[Short problem] Repeat the data below exactly, dropping any pictures it holds.

[Dataset extract]

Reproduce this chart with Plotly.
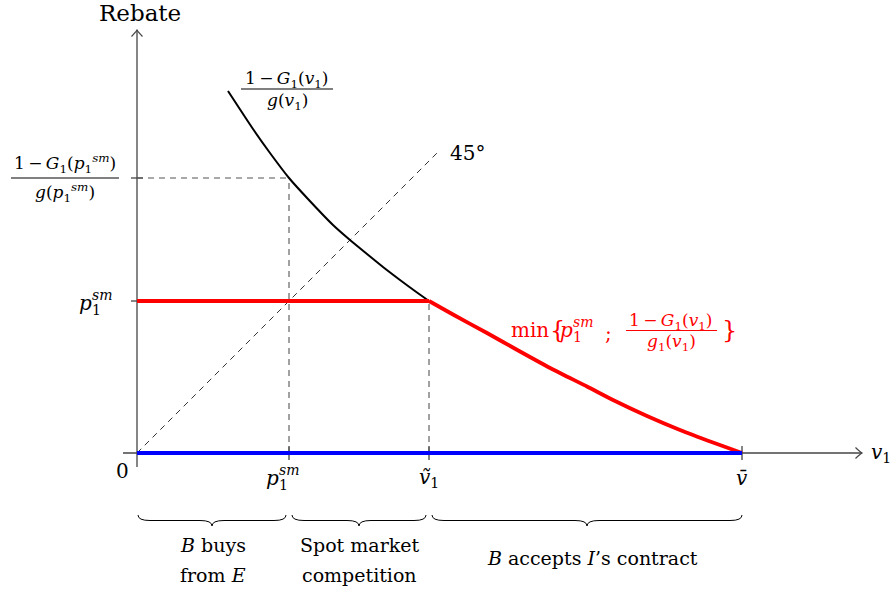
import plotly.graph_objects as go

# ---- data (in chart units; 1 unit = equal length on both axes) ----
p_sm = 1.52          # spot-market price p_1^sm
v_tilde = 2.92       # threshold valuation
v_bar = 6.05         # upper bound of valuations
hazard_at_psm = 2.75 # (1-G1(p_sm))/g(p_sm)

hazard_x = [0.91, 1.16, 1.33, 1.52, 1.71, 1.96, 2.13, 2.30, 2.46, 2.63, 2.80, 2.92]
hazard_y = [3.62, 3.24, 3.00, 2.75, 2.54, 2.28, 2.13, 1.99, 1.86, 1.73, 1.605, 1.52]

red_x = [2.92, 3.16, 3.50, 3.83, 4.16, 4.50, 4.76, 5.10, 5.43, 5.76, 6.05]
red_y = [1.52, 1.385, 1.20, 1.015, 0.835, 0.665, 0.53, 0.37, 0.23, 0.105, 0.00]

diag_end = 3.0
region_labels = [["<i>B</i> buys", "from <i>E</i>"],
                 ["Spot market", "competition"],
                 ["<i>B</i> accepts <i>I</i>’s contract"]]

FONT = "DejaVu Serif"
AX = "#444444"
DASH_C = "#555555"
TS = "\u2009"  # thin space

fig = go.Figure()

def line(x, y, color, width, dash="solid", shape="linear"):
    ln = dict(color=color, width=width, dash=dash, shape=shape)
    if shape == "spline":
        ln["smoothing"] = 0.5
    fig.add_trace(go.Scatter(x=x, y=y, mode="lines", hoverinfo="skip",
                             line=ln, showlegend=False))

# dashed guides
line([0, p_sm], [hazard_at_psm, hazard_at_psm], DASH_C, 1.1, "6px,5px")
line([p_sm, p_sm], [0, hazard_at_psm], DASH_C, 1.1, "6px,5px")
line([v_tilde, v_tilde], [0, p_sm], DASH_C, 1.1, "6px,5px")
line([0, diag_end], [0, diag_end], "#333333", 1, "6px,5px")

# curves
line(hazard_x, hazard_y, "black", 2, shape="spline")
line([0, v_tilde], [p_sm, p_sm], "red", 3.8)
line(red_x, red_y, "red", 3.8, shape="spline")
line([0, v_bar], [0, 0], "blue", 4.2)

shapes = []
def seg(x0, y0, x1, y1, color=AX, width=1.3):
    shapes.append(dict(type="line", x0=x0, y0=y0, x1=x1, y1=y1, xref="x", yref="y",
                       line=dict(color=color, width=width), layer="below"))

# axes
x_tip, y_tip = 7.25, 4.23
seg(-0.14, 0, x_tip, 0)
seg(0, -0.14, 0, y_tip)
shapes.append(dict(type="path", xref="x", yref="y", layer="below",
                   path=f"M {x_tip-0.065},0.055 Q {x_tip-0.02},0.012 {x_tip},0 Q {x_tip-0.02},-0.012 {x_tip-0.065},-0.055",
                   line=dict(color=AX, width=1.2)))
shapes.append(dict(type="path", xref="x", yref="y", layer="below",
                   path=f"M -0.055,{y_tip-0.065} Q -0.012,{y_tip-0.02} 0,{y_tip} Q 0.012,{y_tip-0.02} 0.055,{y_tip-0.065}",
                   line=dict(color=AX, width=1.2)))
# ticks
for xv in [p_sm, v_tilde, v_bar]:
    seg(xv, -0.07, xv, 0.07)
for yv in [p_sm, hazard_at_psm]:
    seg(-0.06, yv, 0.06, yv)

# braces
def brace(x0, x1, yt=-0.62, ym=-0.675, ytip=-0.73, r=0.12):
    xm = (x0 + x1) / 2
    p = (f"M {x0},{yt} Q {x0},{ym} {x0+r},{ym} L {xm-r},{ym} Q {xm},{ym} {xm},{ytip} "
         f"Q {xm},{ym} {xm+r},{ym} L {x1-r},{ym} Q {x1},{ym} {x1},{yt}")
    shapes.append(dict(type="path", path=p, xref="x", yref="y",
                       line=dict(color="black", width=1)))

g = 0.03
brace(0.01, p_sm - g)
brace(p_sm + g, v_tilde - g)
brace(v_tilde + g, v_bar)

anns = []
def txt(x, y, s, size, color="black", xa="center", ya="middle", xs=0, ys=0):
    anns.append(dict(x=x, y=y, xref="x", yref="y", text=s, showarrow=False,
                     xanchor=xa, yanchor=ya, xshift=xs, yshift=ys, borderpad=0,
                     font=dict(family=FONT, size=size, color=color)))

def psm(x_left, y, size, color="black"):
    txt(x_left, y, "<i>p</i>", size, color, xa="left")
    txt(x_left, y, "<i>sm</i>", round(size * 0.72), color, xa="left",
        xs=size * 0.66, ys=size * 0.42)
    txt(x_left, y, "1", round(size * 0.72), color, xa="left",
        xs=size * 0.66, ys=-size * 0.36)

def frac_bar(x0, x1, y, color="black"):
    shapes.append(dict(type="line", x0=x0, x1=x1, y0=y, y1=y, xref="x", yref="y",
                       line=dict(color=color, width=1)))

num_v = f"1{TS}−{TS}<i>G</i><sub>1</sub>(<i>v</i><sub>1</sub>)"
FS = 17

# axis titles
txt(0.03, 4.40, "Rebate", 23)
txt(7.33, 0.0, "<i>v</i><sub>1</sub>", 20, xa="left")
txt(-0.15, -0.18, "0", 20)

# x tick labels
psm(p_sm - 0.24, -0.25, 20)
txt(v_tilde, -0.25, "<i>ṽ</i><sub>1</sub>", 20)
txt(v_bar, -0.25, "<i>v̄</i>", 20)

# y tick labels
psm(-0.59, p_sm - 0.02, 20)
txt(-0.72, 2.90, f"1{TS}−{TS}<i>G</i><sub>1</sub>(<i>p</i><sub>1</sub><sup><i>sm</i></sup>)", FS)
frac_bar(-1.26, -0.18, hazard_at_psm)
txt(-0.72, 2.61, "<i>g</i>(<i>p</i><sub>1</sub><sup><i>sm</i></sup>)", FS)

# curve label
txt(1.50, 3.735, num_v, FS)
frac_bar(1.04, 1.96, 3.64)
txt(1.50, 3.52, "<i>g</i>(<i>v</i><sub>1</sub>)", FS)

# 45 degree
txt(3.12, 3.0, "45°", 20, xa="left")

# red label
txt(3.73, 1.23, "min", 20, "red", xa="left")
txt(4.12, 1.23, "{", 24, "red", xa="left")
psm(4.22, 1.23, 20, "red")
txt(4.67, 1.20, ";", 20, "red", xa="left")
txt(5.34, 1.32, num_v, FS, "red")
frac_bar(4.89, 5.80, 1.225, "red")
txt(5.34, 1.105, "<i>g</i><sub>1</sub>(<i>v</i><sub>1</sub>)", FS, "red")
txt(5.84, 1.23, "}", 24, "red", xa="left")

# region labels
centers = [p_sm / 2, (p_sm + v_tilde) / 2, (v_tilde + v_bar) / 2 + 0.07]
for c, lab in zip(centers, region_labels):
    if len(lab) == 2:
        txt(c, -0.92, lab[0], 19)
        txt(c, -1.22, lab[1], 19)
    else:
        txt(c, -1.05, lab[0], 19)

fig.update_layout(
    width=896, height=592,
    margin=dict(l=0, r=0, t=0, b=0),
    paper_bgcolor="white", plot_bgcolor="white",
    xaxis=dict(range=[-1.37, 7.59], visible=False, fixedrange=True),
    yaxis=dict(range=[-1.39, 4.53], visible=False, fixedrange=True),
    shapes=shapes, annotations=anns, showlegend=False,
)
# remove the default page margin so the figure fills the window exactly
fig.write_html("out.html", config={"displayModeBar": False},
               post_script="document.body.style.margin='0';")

[Reply]
Reproduce this chart with Plotly.
import plotly.graph_objects as go

# ---- data (in chart units; 1 unit = equal length on both axes) ----
p_sm = 1.52          # spot-market price p_1^sm
v_tilde = 2.92       # threshold valuation
v_bar = 6.05         # upper bound of valuations
hazard_at_psm = 2.75 # (1-G1(p_sm))/g(p_sm)

hazard_x = [0.91, 1.16, 1.33, 1.52, 1.71, 1.96, 2.13, 2.30, 2.46, 2.63, 2.80, 2.92]
hazard_y = [3.62, 3.24, 3.00, 2.75, 2.54, 2.28, 2.13, 1.99, 1.86, 1.73, 1.605, 1.52]

red_x = [2.92, 3.16, 3.50, 3.83, 4.16, 4.50, 4.76, 5.10, 5.43, 5.76, 6.05]
red_y = [1.52, 1.385, 1.20, 1.015, 0.835, 0.665, 0.53, 0.37, 0.23, 0.105, 0.00]

diag_end = 3.0
region_labels = [["<i>B</i> buys", "from <i>E</i>"],
                 ["Spot market", "competition"],
                 ["<i>B</i> accepts <i>I</i>’s contract"]]

FONT = "DejaVu Serif"
AX = "#444444"
DASH_C = "#555555"
TS = "\u2009"  # thin space

fig = go.Figure()

def line(x, y, color, width, dash="solid", shape="linear"):
    ln = dict(color=color, width=width, dash=dash, shape=shape)
    if shape == "spline":
        ln["smoothing"] = 0.5
    fig.add_trace(go.Scatter(x=x, y=y, mode="lines", hoverinfo="skip",
                             line=ln, showlegend=False))

# dashed guides
line([0, p_sm], [hazard_at_psm, hazard_at_psm], DASH_C, 1.1, "6px,5px")
line([p_sm, p_sm], [0, hazard_at_psm], DASH_C, 1.1, "6px,5px")
line([v_tilde, v_tilde], [0, p_sm], DASH_C, 1.1, "6px,5px")
line([0, diag_end], [0, diag_end], "#333333", 1, "6px,5px")

# curves
line(hazard_x, hazard_y, "black", 2, shape="spline")
line([0, v_tilde], [p_sm, p_sm], "red", 3.8)
line(red_x, red_y, "red", 3.8, shape="spline")
line([0, v_bar], [0, 0], "blue", 4.2)

shapes = []
def seg(x0, y0, x1, y1, color=AX, width=1.3):
    shapes.append(dict(type="line", x0=x0, y0=y0, x1=x1, y1=y1, xref="x", yref="y",
                       line=dict(color=color, width=width), layer="below"))

# axes
x_tip, y_tip = 7.25, 4.23
seg(-0.14, 0, x_tip, 0)
seg(0, -0.14, 0, y_tip)
shapes.append(dict(type="path", xref="x", yref="y", layer="below",
                   path=f"M {x_tip-0.065},0.055 Q {x_tip-0.02},0.012 {x_tip},0 Q {x_tip-0.02},-0.012 {x_tip-0.065},-0.055",
                   line=dict(color=AX, width=1.2)))
shapes.append(dict(type="path", xref="x", yref="y", layer="below",
                   path=f"M -0.055,{y_tip-0.065} Q -0.012,{y_tip-0.02} 0,{y_tip} Q 0.012,{y_tip-0.02} 0.055,{y_tip-0.065}",
                   line=dict(color=AX, width=1.2)))
# ticks
for xv in [p_sm, v_tilde, v_bar]:
    seg(xv, -0.07, xv, 0.07)
for yv in [p_sm, hazard_at_psm]:
    seg(-0.06, yv, 0.06, yv)

# braces
def brace(x0, x1, yt=-0.62, ym=-0.675, ytip=-0.73, r=0.12):
    xm = (x0 + x1) / 2
    p = (f"M {x0},{yt} Q {x0},{ym} {x0+r},{ym} L {xm-r},{ym} Q {xm},{ym} {xm},{ytip} "
         f"Q {xm},{ym} {xm+r},{ym} L {x1-r},{ym} Q {x1},{ym} {x1},{yt}")
    shapes.append(dict(type="path", path=p, xref="x", yref="y",
                       line=dict(color="black", width=1)))

g = 0.03
brace(0.01, p_sm - g)
brace(p_sm + g, v_tilde - g)
brace(v_tilde + g, v_bar)

anns = []
def txt(x, y, s, size, color="black", xa="center", ya="middle", xs=0, ys=0):
    anns.append(dict(x=x, y=y, xref="x", yref="y", text=s, showarrow=False,
                     xanchor=xa, yanchor=ya, xshift=xs, yshift=ys, borderpad=0,
                     font=dict(family=FONT, size=size, color=color)))

def psm(x_left, y, size, color="black"):
    txt(x_left, y, "<i>p</i>", size, color, xa="left")
    txt(x_left, y, "<i>sm</i>", round(size * 0.72), color, xa="left",
        xs=size * 0.66, ys=size * 0.42)
    txt(x_left, y, "1", round(size * 0.72), color, xa="left",
        xs=size * 0.66, ys=-size * 0.36)

def frac_bar(x0, x1, y, color="black"):
    shapes.append(dict(type="line", x0=x0, x1=x1, y0=y, y1=y, xref="x", yref="y",
                       line=dict(color=color, width=1)))

num_v = f"1{TS}−{TS}<i>G</i><sub>1</sub>(<i>v</i><sub>1</sub>)"
FS = 17

# axis titles
txt(0.03, 4.40, "Rebate", 23)
txt(7.33, 0.0, "<i>v</i><sub>1</sub>", 20, xa="left")
txt(-0.15, -0.18, "0", 20)

# x tick labels
psm(p_sm - 0.24, -0.25, 20)
txt(v_tilde, -0.25, "<i>ṽ</i><sub>1</sub>", 20)
txt(v_bar, -0.25, "<i>v̄</i>", 20)

# y tick labels
psm(-0.59, p_sm - 0.02, 20)
txt(-0.72, 2.90, f"1{TS}−{TS}<i>G</i><sub>1</sub>(<i>p</i><sub>1</sub><sup><i>sm</i></sup>)", FS)
frac_bar(-1.26, -0.18, hazard_at_psm)
txt(-0.72, 2.61, "<i>g</i>(<i>p</i><sub>1</sub><sup><i>sm</i></sup>)", FS)

# curve label
txt(1.50, 3.735, num_v, FS)
frac_bar(1.04, 1.96, 3.64)
txt(1.50, 3.52, "<i>g</i>(<i>v</i><sub>1</sub>)", FS)

# 45 degree
txt(3.12, 3.0, "45°", 20, xa="left")

# red label
txt(3.73, 1.23, "min", 20, "red", xa="left")
txt(4.12, 1.23, "{", 24, "red", xa="left")
psm(4.22, 1.23, 20, "red")
txt(4.67, 1.20, ";", 20, "red", xa="left")
txt(5.34, 1.32, num_v, FS, "red")
frac_bar(4.89, 5.80, 1.225, "red")
txt(5.34, 1.105, "<i>g</i><sub>1</sub>(<i>v</i><sub>1</sub>)", FS, "red")
txt(5.84, 1.23, "}", 24, "red", xa="left")

# region labels
centers = [p_sm / 2, (p_sm + v_tilde) / 2, (v_tilde + v_bar) / 2 + 0.07]
for c, lab in zip(centers, region_labels):
    if len(lab) == 2:
        txt(c, -0.92, lab[0], 19)
        txt(c, -1.22, lab[1], 19)
    else:
        txt(c, -1.05, lab[0], 19)

fig.update_layout(
    width=896, height=592,
    margin=dict(l=0, r=0, t=0, b=0),
    paper_bgcolor="white", plot_bgcolor="white",
    xaxis=dict(range=[-1.37, 7.59], visible=False, fixedrange=True),
    yaxis=dict(range=[-1.39, 4.53], visible=False, fixedrange=True),
    shapes=shapes, annotations=anns, showlegend=False,
)
# remove the default page margin so the figure fills the window exactly
fig.write_html("out.html", config={"displayModeBar": False},
               post_script="document.body.style.margin='0';")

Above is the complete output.